第三,行政机关被赋予广泛的裁量权。由于环境问题的复杂性,环境法律规范的框架化、不确定性和不完备性凸现,环境法倚重行政措施胜过司法措施,环境行政机关的裁量自由得到彰显。这既是社会环境的客观需要,也是立法技术上的一种必要处理。从一般意义上来说,由于现代社会变迁迅速、复杂,现代行政范围大、技术性高,造成了立法机关面临立法技术和价值选择的困难,基于灵活性、机动性、专业性和实验性的考虑,立法机关授予行政机关广泛的裁量权。[13]美国学者斯图尔特()指出,行政裁量权的产生不外乎以下三个原因:第一,立法机关明确授权行政机关在特定领域内享有完全自由的选择权;第二,由于制定法的含糊、概括或模棱两可而导致行政机关裁量权的客观存在;第三,由于立法机关排除对行政行为的司法审查而产生事实上的裁量权。①具体到环境行政领域,由于其相对于其他的管制领域尤为复杂,其所具有的科技关联、广度利益冲突、隔代平衡以及国际关联特点,[14]同时意味着环境问题的处理对专业行政机关和专业行政人员的高度依赖。单就环境标准一项来说,由立法机关直接制定各类排放标准和环境质量标准是不可想象的,只可能由专业机关利用其专门知识识别污染物,并根据污染物对环境的影响以及管制污染物可能对经济的影响而确定执行标准。美国有学者指出:尽管在理论上,空气污染和水污染问题完全可能通过由法院实施的私人责任规则而得到解决,但是,该方案实行之中的困难和缺陷已经使得负责的观察者赞同集中化、专门化的行政自由裁量权,认为其是处理环境问题过程中的一个必要因素。[15]

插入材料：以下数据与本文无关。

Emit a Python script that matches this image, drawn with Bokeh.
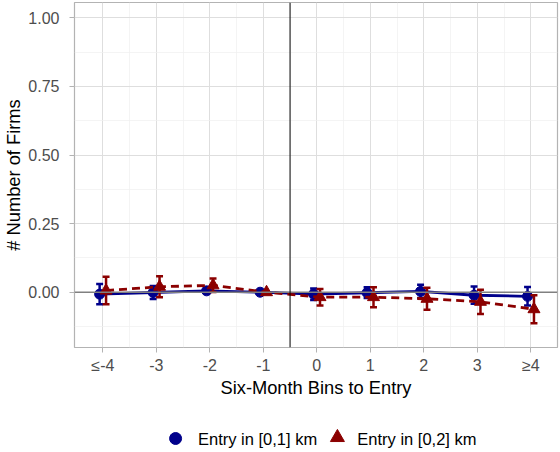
from bokeh.plotting import figure
from bokeh.models import FixedTicker, Span, Range1d, CustomJSTickFormatter
from bokeh.layouts import column
from bokeh.core.properties import value
from bokeh.embed import file_html
from bokeh.resources import INLINE

bins = [-4, -3, -2, -1, 0, 1, 2, 3, 4]
tick_labels = ["≤-4", "-3", "-2", "-1", "0", "1", "2", "3", "≥4"]

blue_est = [-0.007, -0.001, 0.005, 0.0, -0.007, -0.002, 0.003, -0.011, -0.015]
blue_lo = [-0.044, -0.025, -0.004, 0.0, -0.028, -0.021, -0.021, -0.042, -0.048]
blue_hi = [0.030, 0.023, 0.014, 0.0, 0.014, 0.018, 0.027, 0.021, 0.019]

red_est = [0.006, 0.020, 0.025, 0.0, -0.018, -0.018, -0.024, -0.035, -0.062]
red_lo = [-0.044, -0.018, 0.001, 0.0, -0.048, -0.055, -0.064, -0.079, -0.113]
red_hi = [0.056, 0.058, 0.050, 0.0, 0.012, 0.018, 0.016, 0.009, -0.011]

series_labels = ["Entry in [0,1] km", "Entry in [0,2] km"]

BLUE = "#00008B"
RED = "#8B0000"
FONT = "Liberation Sans"
dodge = 0.06
cap = 0.065

p = figure(width=560, height=407, output_backend="svg", toolbar_location=None,
           x_range=Range1d(-4.53, 4.5), y_range=Range1d(-0.2015, 1.056),
           min_border_left=72, min_border_right=3, min_border_top=2, min_border_bottom=60)
p.background_fill_color = "white"
p.border_fill_color = "white"
p.outline_line_color = "#B3B3B3"
p.outline_line_width = 1.2

p.xaxis.ticker = FixedTicker(ticks=bins, minor_ticks=[b + 0.5 for b in bins[:-1]])
p.xaxis.major_label_overrides = {b: l for b, l in zip(bins, tick_labels)}
yt = [0.0, 0.25, 0.5, 0.75, 1.0]
p.yaxis.ticker = FixedTicker(ticks=yt, minor_ticks=[-0.125, 0.125, 0.375, 0.625, 0.875])
p.yaxis.formatter = CustomJSTickFormatter(code="return tick.toFixed(2);")

for ax in (p.xaxis[0], p.yaxis[0]):
    ax.axis_line_color = None
    ax.major_tick_line_color = "#B3B3B3"
    ax.major_tick_line_width = 1
    ax.major_tick_in = 0
    ax.major_tick_out = 5
    ax.minor_tick_line_color = None
    ax.major_label_text_font = FONT
    ax.major_label_text_font_size = "16px"
    ax.major_label_text_color = "#4D4D4D"
    ax.axis_label_text_font = FONT
    ax.axis_label_text_font_size = "18.3px"
    ax.axis_label_text_font_style = "normal"
    ax.axis_label_text_color = "black"
p.xaxis.axis_label = "Six-Month Bins to Entry"
p.yaxis.axis_label = "# Number of Firms"
p.xaxis.major_label_standoff = 4
p.xaxis.axis_label_standoff = 0
p.yaxis.major_label_standoff = 10
p.yaxis.axis_label_standoff = 1

p.xgrid.grid_line_color = "#DEDEDE"
p.ygrid.grid_line_color = "#DEDEDE"
p.xgrid.grid_line_width = 1
p.ygrid.grid_line_width = 1
p.xgrid.minor_grid_line_color = "#EFEFEF"
p.ygrid.minor_grid_line_color = "#EFEFEF"
p.xgrid.minor_grid_line_width = 0.7
p.ygrid.minor_grid_line_width = 0.7

p.add_layout(Span(location=0, dimension="width", line_color="#808080", line_width=1.5))
p.add_layout(Span(location=-0.5, dimension="height", line_color="black", line_width=1))

bx = [b - dodge for b in bins]
rx = [b + dodge for b in bins]

# blue series
p.line(bx, blue_est, line_color=BLUE, line_width=2.8)
p.segment(bx, blue_lo, bx, blue_hi, line_color=BLUE, line_width=2.5)
p.segment([x - cap for x in bx], blue_lo, [x + cap for x in bx], blue_lo, line_color=BLUE, line_width=2.5)
p.segment([x - cap for x in bx], blue_hi, [x + cap for x in bx], blue_hi, line_color=BLUE, line_width=2.5)
p.scatter(bx, blue_est, marker="circle", size=10, fill_color=BLUE, line_color=BLUE)

# red series
p.line(rx, red_est, line_color=RED, line_width=2.8, line_dash="8 5")
p.segment(rx, red_lo, rx, red_hi, line_color=RED, line_width=2.5)
p.segment([x - cap for x in rx], red_lo, [x + cap for x in rx], red_lo, line_color=RED, line_width=2.5)
p.segment([x - cap for x in rx], red_hi, [x + cap for x in rx], red_hi, line_color=RED, line_width=2.5)
p.scatter(rx, red_est, marker="triangle", size=12, fill_color=RED, line_color=RED)

# legend strip (separate figure; its frame is aligned with the main frame, x in canvas pixels)
lg = figure(width=560, height=45, output_backend="svg", toolbar_location=None,
            x_range=Range1d(72, 557), y_range=Range1d(0, 45),
            min_border_left=72, min_border_right=3, min_border_top=0, min_border_bottom=0)
lg.axis.visible = False
lg.grid.visible = False
lg.outline_line_color = None
lg.background_fill_color = "white"
lg.border_fill_color = "white"
lg.scatter([173.5], [14], marker="circle", size=12, fill_color=BLUE, line_color=BLUE)
lg.scatter([336], [15], marker="triangle", size=14, fill_color=RED, line_color=RED)
lg.text([196, 356], [14, 14], text=series_labels, text_font=value(FONT),
        text_font_size="16.5px", text_color="black", text_baseline="middle", text_align="left")

layout = column(p, lg, spacing=0)
open("out.html", "w").write(file_html(layout, INLINE))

在复杂的环境问题面前,环境行政裁量权的产生在所难免,不同法治背景中存在的只是环境行政裁量权的行使方式,以及对环境行政裁量权的约束方式和程度的区别。不过,这一点在环境立法中有时难免被忽略,如我国《淮河流域水污染防治暂行条例》显然就没有意识到保留必要裁量空间的意义,以行政法规的方式对“2000年实现淮河水体变清”的目标予以明确确认,虽然实现了法规的明确化要求,但是这一规定实质上存在着对裁量权不适当的限缩,存在管制过度的缺陷,排除了具体执法部门对于淮河治污目标再行调节的灵活性。